Move over, Jesus

Exhibit delves into gruesome side of religious imagery


“My critique of religion is towards the body,” says artist Erik Tonatiuh. “How the body is not seen as natural or beautiful, but as sinful. That we have to hide our bodies.”

In Tonatiuh’s upcoming show at the Ontario College of Art and Design University (OCAD U), Transmogrifying the Christian Body, this familiar religious tendency toward corporal shame is manifested in a series of sculptures, installations and paintings that reimagines the terms on which we allow our bodies to be defined.

Tonatiuh’s surrealist wax figures, most without heads, hands or feet, are suspended eerily throughout the space. The bodies are writhing, distorted, swept up in what could just as easily be religious rapture as excruciating pain.

In Faith, the only piece in the show with a definitive title, and one of few with a head or a face, an androgynous yellowed and green figure just barely touches its own neck, its expression gesturing toward a painful spiritual ecstasy. Decked in a halo and necklace of roses, with two gems perched on its bottom lip, the typical saint depiction is torn between the beauty of a natural body and the socialized instinct to escape it.
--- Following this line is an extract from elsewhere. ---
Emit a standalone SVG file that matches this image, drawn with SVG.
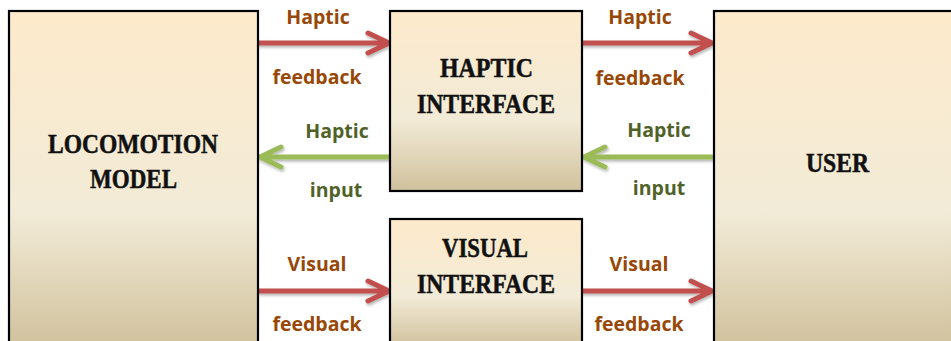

“This piece has the influence of the imagery of a saint in a church, but the subject matter is different,” Tonatiuh explains. “It’s actually the First Nations idea of the two spirits, so it has to do more with sexuality. My sculpture deals more with purity, with the distortion and formation of the body itself, sometimes with a mix of different genders.”
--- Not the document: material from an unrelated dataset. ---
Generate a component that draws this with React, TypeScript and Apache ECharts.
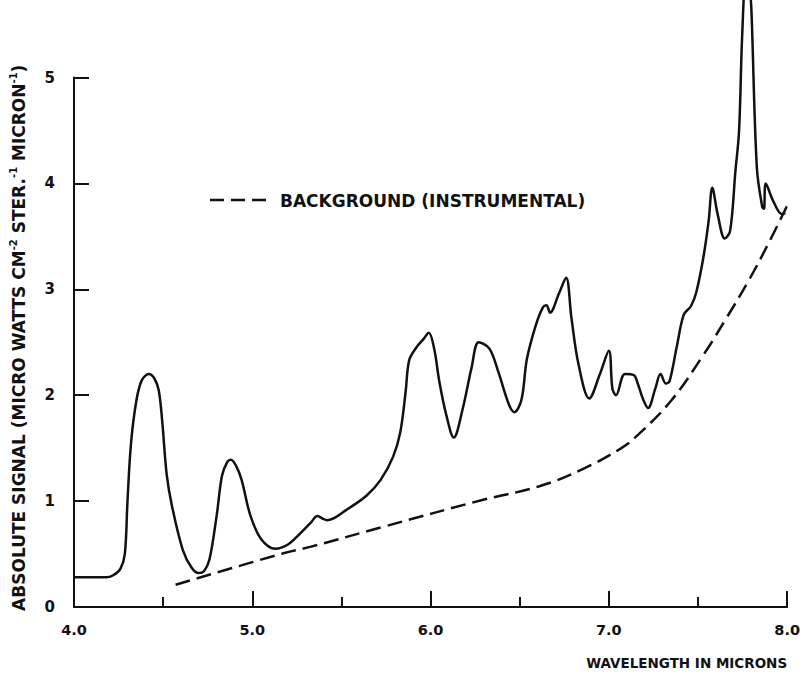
import React, { useEffect, useRef } from "react";
import * as echarts from "echarts";

// Measured spectrum (wavelength in microns, absolute signal)
const signalWavelength = [
  4.0, 4.1, 4.18, 4.22, 4.26, 4.285, 4.3, 4.32, 4.35, 4.38, 4.42, 4.45, 4.475, 4.495, 4.52, 4.55, 4.61, 4.66, 4.7,
  4.73, 4.76, 4.8, 4.83, 4.86, 4.88, 4.91, 4.94, 4.99, 5.05, 5.13, 5.2, 5.26, 5.33, 5.365, 5.4, 5.42,
  5.53, 5.64, 5.72, 5.79, 5.83, 5.86, 5.88, 5.92, 5.96, 5.99, 6.02, 6.05, 6.09, 6.13, 6.18, 6.23, 6.27,
  6.33, 6.38, 6.44, 6.47, 6.51, 6.54, 6.59, 6.63, 6.65, 6.67, 6.72, 6.76, 6.79, 6.83, 6.89, 6.95, 7.0,
  7.02, 7.04, 7.09, 7.14, 7.16, 7.19, 7.22, 7.26, 7.29, 7.32, 7.34, 7.38, 7.42, 7.46, 7.49, 7.53, 7.56,
  7.58, 7.61, 7.65, 7.68, 7.71, 7.73, 7.745, 7.76, 7.775, 7.79, 7.8, 7.83, 7.86, 7.87, 7.88, 7.92, 7.97,
  7.99,
];
const signalValues = [
  0.28, 0.28, 0.28, 0.3, 0.36, 0.5, 1.0, 1.55, 1.95, 2.14, 2.2, 2.16, 2.05, 1.75, 1.25, 0.95, 0.54, 0.37, 0.32,
  0.34, 0.45, 0.86, 1.24, 1.37, 1.39, 1.33, 1.2, 0.86, 0.64, 0.55, 0.59, 0.68, 0.8, 0.86, 0.83, 0.82,
  0.92, 1.05, 1.2, 1.42, 1.65, 2.03, 2.33, 2.45, 2.53, 2.59, 2.44, 2.12, 1.8, 1.6, 1.87, 2.26, 2.5,
  2.44, 2.22, 1.91, 1.84, 1.96, 2.34, 2.66, 2.83, 2.85, 2.78, 2.96, 3.11, 2.73, 2.29, 1.97, 2.2, 2.42,
  2.06, 2.0, 2.2, 2.19, 2.12, 1.97, 1.88, 2.06, 2.2, 2.11, 2.13, 2.45, 2.76, 2.84, 2.97, 3.3, 3.65,
  3.96, 3.71, 3.48, 3.55, 4.12, 4.49, 5.28, 5.9, 6.5, 5.9, 5.62, 4.15, 3.78, 3.76, 4.0, 3.84, 3.71,
  3.72,
];

// Instrumental background (dashed)
const backgroundWavelength = [4.57, 5.18, 5.33, 5.74, 6.29, 6.61, 6.85, 7.07, 7.16, 7.35, 7.53, 7.66, 7.79, 7.9, 8.0];
const backgroundValues = [0.21, 0.51, 0.57, 0.76, 1.01, 1.14, 1.3, 1.5, 1.62, 1.95, 2.38, 2.73, 3.1, 3.45, 3.79];

const xTicks = [4, 5, 6, 7, 8];
const yTicks = [0, 1, 2, 3, 4, 5];

const SERIES_SIGNAL = "ABSOLUTE SIGNAL";
const SERIES_BG = "BACKGROUND (INSTRUMENTAL)";
const FONT = "DejaVu Sans";
const INK = "#111111";

export default function App() {
  const ref = useRef<HTMLDivElement>(null);

  useEffect(() => {
    if (!ref.current) return;
    const chart = echarts.init(ref.current, null, { renderer: "svg" });
    const signal = signalWavelength.map((x, i) => [x, signalValues[i]]);
    const background = backgroundWavelength.map((x, i) => [x, backgroundValues[i]]);

    chart.setOption({
      animation: false,
      backgroundColor: "#ffffff",
      grid: { left: 71, right: 13, top: 77.5, bottom: 67, containLabel: false },
      graphic: [
        {
          type: "line",
          shape: { x1: 210, y1: 200, x2: 266, y2: 200 },
          style: { stroke: INK, lineWidth: 2.5, lineDash: [14, 7] },
        },
        {
          type: "text",
          x: 280,
          y: 201,
          style: {
            text: SERIES_BG,
            fontFamily: FONT,
            fontWeight: "bold",
            fontSize: 17,
            fill: INK,
            verticalAlign: "middle",
            align: "left",
          },
        },
      ],
      xAxis: {
        type: "value",
        min: xTicks[0],
        max: xTicks[xTicks.length - 1],
        interval: 1,
        name: "WAVELENGTH IN MICRONS",
        nameLocation: "end",
        nameGap: 0,
        nameTextStyle: {
          fontFamily: FONT,
          fontWeight: "bold",
          fontSize: 13.5,
          color: INK,
          align: "right",
          verticalAlign: "top",
          padding: [49, 0, 0, 0],
        },
        axisLine: { show: true, lineStyle: { color: INK, width: 2 } },
        axisTick: { show: true, inside: true, length: 16, lineStyle: { color: INK, width: 2 } },
        minorTick: { show: true, splitNumber: 2, length: 10, lineStyle: { color: INK, width: 2 } },
        axisLabel: {
          margin: 15,
          fontFamily: FONT,
          fontWeight: "bold",
          fontSize: 14.5,
          color: INK,
          formatter: (v: number) => v.toFixed(1),
        },
        splitLine: { show: false },
      },
      yAxis: {
        type: "value",
        min: yTicks[0],
        max: yTicks[yTicks.length - 1],
        interval: 1,
        name:
          "{a|ABSOLUTE SIGNAL (MICRO WATTS CM}{s|-2}{a| STER.}{s|-1}{a| MICRON}{s|-1}{a|)}",
        nameLocation: "middle",
        nameRotate: 90,
        nameGap: 44,
        nameTextStyle: {
          padding: [0, 0, 0, 9],
          rich: {
            a: { fontFamily: FONT, fontWeight: "bold", fontSize: 17, color: INK, lineHeight: 22 },
            s: {
              fontFamily: FONT,
              fontWeight: "bold",
              fontSize: 10,
              color: INK,
              lineHeight: 22,
              verticalAlign: "top",
            },
          },
        },
        axisLine: { show: true, lineStyle: { color: INK, width: 2 } },
        axisTick: { show: true, inside: true, length: 15, lineStyle: { color: INK, width: 2 } },
        axisLabel: { margin: 19, fontFamily: FONT, fontWeight: "bold", fontSize: 15, color: INK },
        splitLine: { show: false },
      },
      series: [
        {
          name: SERIES_SIGNAL,
          type: "line",
          data: signal,
          showSymbol: false,
          symbol: "none",
          smooth: 0.35,
          clip: false,
          lineStyle: { color: INK, width: 2.5 },
          itemStyle: { color: INK },
        },
        {
          name: SERIES_BG,
          type: "line",
          data: background,
          showSymbol: false,
          symbol: "none",
          smooth: 0.4,
          clip: false,
          lineStyle: { color: INK, width: 2.5, type: [15, 7] },
          itemStyle: { color: INK },
        },
      ],
    });
    return () => chart.dispose();
  }, []);

  return (
    <div
      ref={ref}
      style={{ position: "fixed", left: 0, top: 0, width: 803, height: 674, background: "#fff" }}
    />
  );
}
Indeed, there is something about Tonatiuh’s discoloured and disfigured forms that defies categorization. These familiar images — the crucified body, a violently martyred saint or a believer overcome by enthusiasm or shame — collapse into one, but also become fractured in the same conceptual motion. Perhaps their refusal to be wholly understood is what makes these pieces that much more haunting, even a bit scary.
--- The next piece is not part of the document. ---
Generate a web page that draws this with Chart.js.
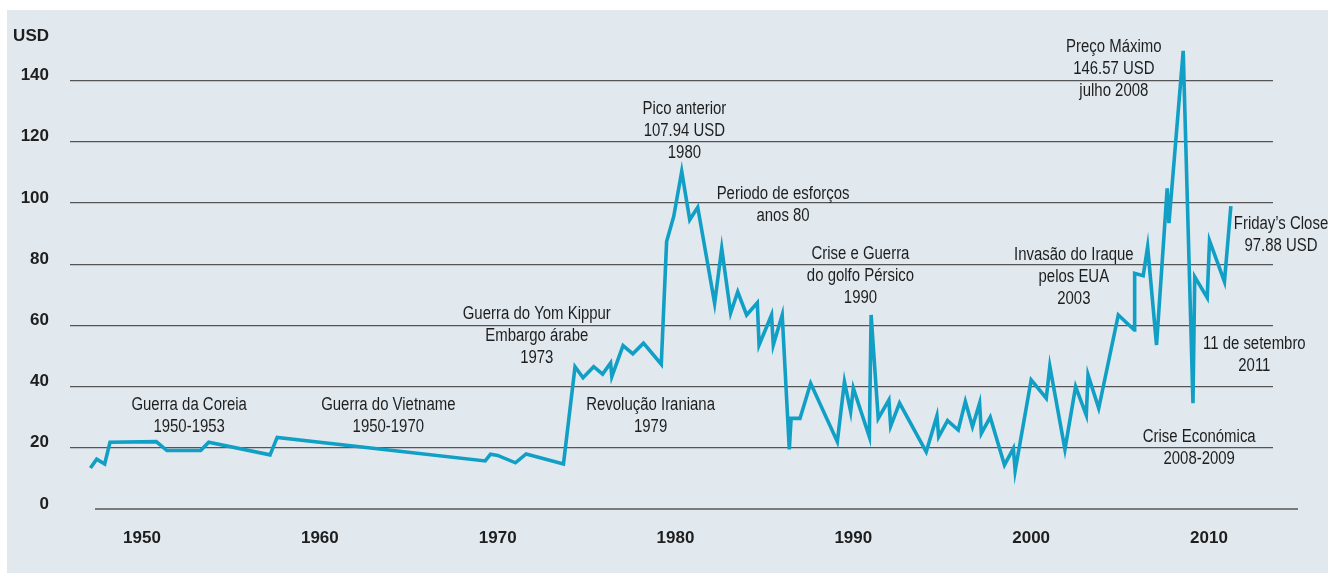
<!DOCTYPE html>
<html>
<head>
<meta charset="utf-8">
<script src="https://cdn.jsdelivr.net/npm/chart.js@4.4.1/dist/chart.umd.min.js"></script>
<style>
  html, body { margin: 0; padding: 0; background: #fff; }
  #wrap { position: absolute; left: 7px; top: 10px; width: 1321px; height: 563px; background: #e1e9ef; }
</style>
</head>
<body>
<div id="wrap"><canvas id="myChart" width="1321" height="563"></canvas></div>
<script>
const FONT = '"Liberation Sans", Arial, sans-serif';

// oil price, USD per barrel
const years = [
  1947.1, 1947.45, 1947.9, 1948.2, 1950.8, 1951.4, 1953.3, 1953.75, 1957.2, 1957.6,
  1969.3, 1969.6, 1970.0, 1971.0, 1971.6, 1973.7, 1974.35, 1974.8, 1975.4, 1975.9,
  1976.35, 1976.42, 1977.05, 1977.6, 1978.2, 1979.2, 1979.5, 1979.9, 1980.35, 1980.8,
  1981.25, 1982.2, 1982.6, 1983.1, 1983.5, 1984.0, 1984.6, 1984.7, 1985.4, 1985.5,
  1986.0, 1986.4, 1986.5, 1987.0, 1987.6, 1989.1, 1989.5, 1989.85, 1990.0, 1990.9,
  1991.0, 1991.4, 1992.0, 1992.1, 1992.6, 1994.1, 1994.7, 1994.8, 1995.3, 1995.9,
  1996.3, 1996.7, 1997.1, 1997.2, 1997.7, 1998.5, 1999.0, 1999.1, 2000.0, 2000.85,
  2001.05, 2001.9, 2002.5, 2003.1, 2003.2, 2003.8, 2004.9, 2005.8, 2005.82, 2006.3,
  2006.55, 2007.05, 2007.65, 2007.75, 2008.55, 2009.1, 2009.2, 2009.9, 2010.03, 2010.87,
  2011.23
];
const prices = [
  13.4, 16.3, 14.7, 21.8, 22.0, 19.1, 19.1, 21.8, 17.7, 23.4,
  15.7, 17.9, 17.5, 15.1, 18.0, 14.7, 46.5, 42.9, 46.5, 44.1,
  47.7, 43.3, 53.4, 50.7, 54.2, 47.3, 87.4, 95.6, 110.3, 94.5,
  98.6, 67.2, 85.2, 64.0, 71.0, 63.4, 67.4, 53.6, 63.4, 53.6,
  63.4, 19.5, 29.6, 29.6, 41.1, 22.0, 41.6, 31.8, 39.5, 23.6,
  63.4, 29.6, 35.6, 27.1, 34.6, 18.7, 30.4, 23.6, 28.9, 25.8,
  35.1, 26.9, 34.6, 24.7, 30.0, 14.4, 19.8, 12.5, 42.2, 36.2,
  46.7, 19.5, 40.0, 30.7, 43.8, 32.9, 63.4, 58.5, 77.0, 76.2,
  85.7, 53.6, 104.8, 93.4, 149.7, 34.6, 75.9, 69.1, 87.7, 74.3,
  99.0
];

const xTicks = [1950, 1960, 1970, 1980, 1990, 2000, 2010];
const yTicks = [0, 20, 40, 60, 80, 100, 120, 140];

// event labels: year, value of the first text line, text lines
const noteYears = [1952.65, 1963.85, 1972.2, 1978.6, 1980.5, 1986.05, 1990.4, 2002.4, 2004.65, 2014.05, 2012.55, 2009.45];
const noteValues = [34.0, 34.0, 63.7, 34.0, 130.8, 103.0, 83.4, 83.0, 151.1, 93.2, 53.9, 23.6];
const noteTexts = [
  ["Guerra da Coreia", "1950-1953"],
  ["Guerra do Vietname", "1950-1970"],
  ["Guerra do Yom Kippur", "Embargo árabe", "1973"],
  ["Revolução Iraniana", "1979"],
  ["Pico anterior", "107.94 USD", "1980"],
  ["Periodo de esforços", "anos 80"],
  ["Crise e Guerra", "do golfo Pérsico", "1990"],
  ["Invasão do Iraque", "pelos EUA", "2003"],
  ["Preço Máximo", "146.57 USD", "julho 2008"],
  ["Friday’s Close", "97.88 USD"],
  ["11 de setembro", "2011"],
  ["Crise Económica", "2008-2009"]
];

const NARROW = 0.83; // squeeze text, the original uses a condensed face

const extras = {
  id: "extras",
  beforeDatasetsDraw(chart) {
    // zero line sits a bit to the right of the other grid lines
    const { ctx, chartArea, scales: { y } } = chart;
    const py = y.getPixelForValue(0);
    ctx.save();
    ctx.strokeStyle = "#555";
    ctx.lineWidth = 1.3;
    ctx.beginPath();
    ctx.moveTo(chartArea.left + 25, py);
    ctx.lineTo(chartArea.right + 25, py);
    ctx.stroke();
    ctx.restore();
  },
  afterDraw(chart) {
    const { ctx, scales: { x, y } } = chart;
    ctx.save();
    ctx.fillStyle = "#1e1e1e";
    ctx.textBaseline = "middle";
    ctx.textAlign = "right";
    ctx.font = "bold 17px " + FONT;
    ctx.fillText("USD", y.right - 21, y.getPixelForValue(140) - 44);
    ctx.textAlign = "center";
    ctx.font = "18px " + FONT;
    noteTexts.forEach((lines, i) => {
      const px = x.getPixelForValue(noteYears[i]);
      const py = y.getPixelForValue(noteValues[i]);
      lines.forEach((t, j) => {
        ctx.save();
        ctx.translate(px, py + j * 22);
        ctx.scale(NARROW, 1);
        ctx.fillText(t, 0, 0);
        ctx.restore();
      });
    });
    ctx.restore();
  }
};

new Chart(document.getElementById("myChart"), {
  type: "line",
  data: {
    datasets: [{
      data: years.map((yr, i) => ({ x: yr, y: prices[i] })),
      borderColor: "#119fc5",
      borderWidth: 3.6,
      pointRadius: 0,
      tension: 0,
      clip: false,
      borderJoinStyle: "miter"
    }]
  },
  options: {
    responsive: false,
    animation: false,
    layout: { padding: { left: 0, right: 55, top: 40, bottom: 0 } },
    plugins: { legend: { display: false }, tooltip: { enabled: false } },
    scales: {
      x: {
        type: "linear",
        min: 1945.95,
        max: 2013.6,
        afterFit: (s) => { s.height = 64; },
        afterBuildTicks: (s) => { s.ticks = xTicks.map(v => ({ value: v })); },
        grid: { display: false },
        border: { display: false },
        ticks: {
          padding: 11,
          color: "#1e1e1e",
          font: { family: FONT, size: 17, weight: "bold" },
          callback: (v) => String(v)
        }
      },
      y: {
        min: 0,
        max: 150,
        afterFit: (s) => { s.width = 63; },
        afterBuildTicks: (s) => { s.ticks = yTicks.map(v => ({ value: v })); },
        grid: {
          drawTicks: false,
          color: (c) => (c.tick && c.tick.value === 0 ? "rgba(0,0,0,0)" : "#555"),
          lineWidth: 1.3
        },
        border: { display: false },
        ticks: {
          padding: 21,
          labelOffset: -5,
          color: "#1e1e1e",
          font: { family: FONT, size: 17, weight: "bold" }
        }
      }
    }
  },
  plugins: [extras]
});
</script>
</body>
</html>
While none of the pieces are downright gruesome, their violent aspects slightly muted by a strange palette of organic colours, some are a bit shocking. In one piece, a series of ceramic cherubs forms the shape of a cross on a wall. In the centre sits a bloody red, and oh-so-real, cow’s heart.

“In order to create work, I have to have this drama, this theatricality. I have to evoke repulsion,” Tonatiuh says. “And Catholicism has lots of imagery that is very dark and grotesque. Seeing Christ with blood and suffering on his face doesn’t inspire me to pray or be peaceful.”

Tonatiuh, who grew up in Mexico City surrounded by Catholic art before coming to OCAD U to study painting in 2004, is not personally religious. But he is keenly aware of the way religion modifies how he, and everybody else, can approach the human body. In this project, he hopes to take those changes and make them his own.

 

“It’s not really a direct representation of how the church has made us perceive our bodies. It’s more a new story, a new narrative that I do with these works,” he says. “You cannot remove religion from the world, so even though religion has changed the perception of our bodies, you have to find the beauty, and you have to feel comfortable with your own body.”

In addition to the eerie 3D work that dominates the show, Tonatiuh has installed a series of paintings with equally distorted and surreal bodies and faces. During the opening reception on Jan 12, Tonatiuh’s own body will become the subject in a performance piece that takes up those same issues.

“I’m reclaiming my own body, and I’m proud of my own body. So I have to deal with my own body through the performance.”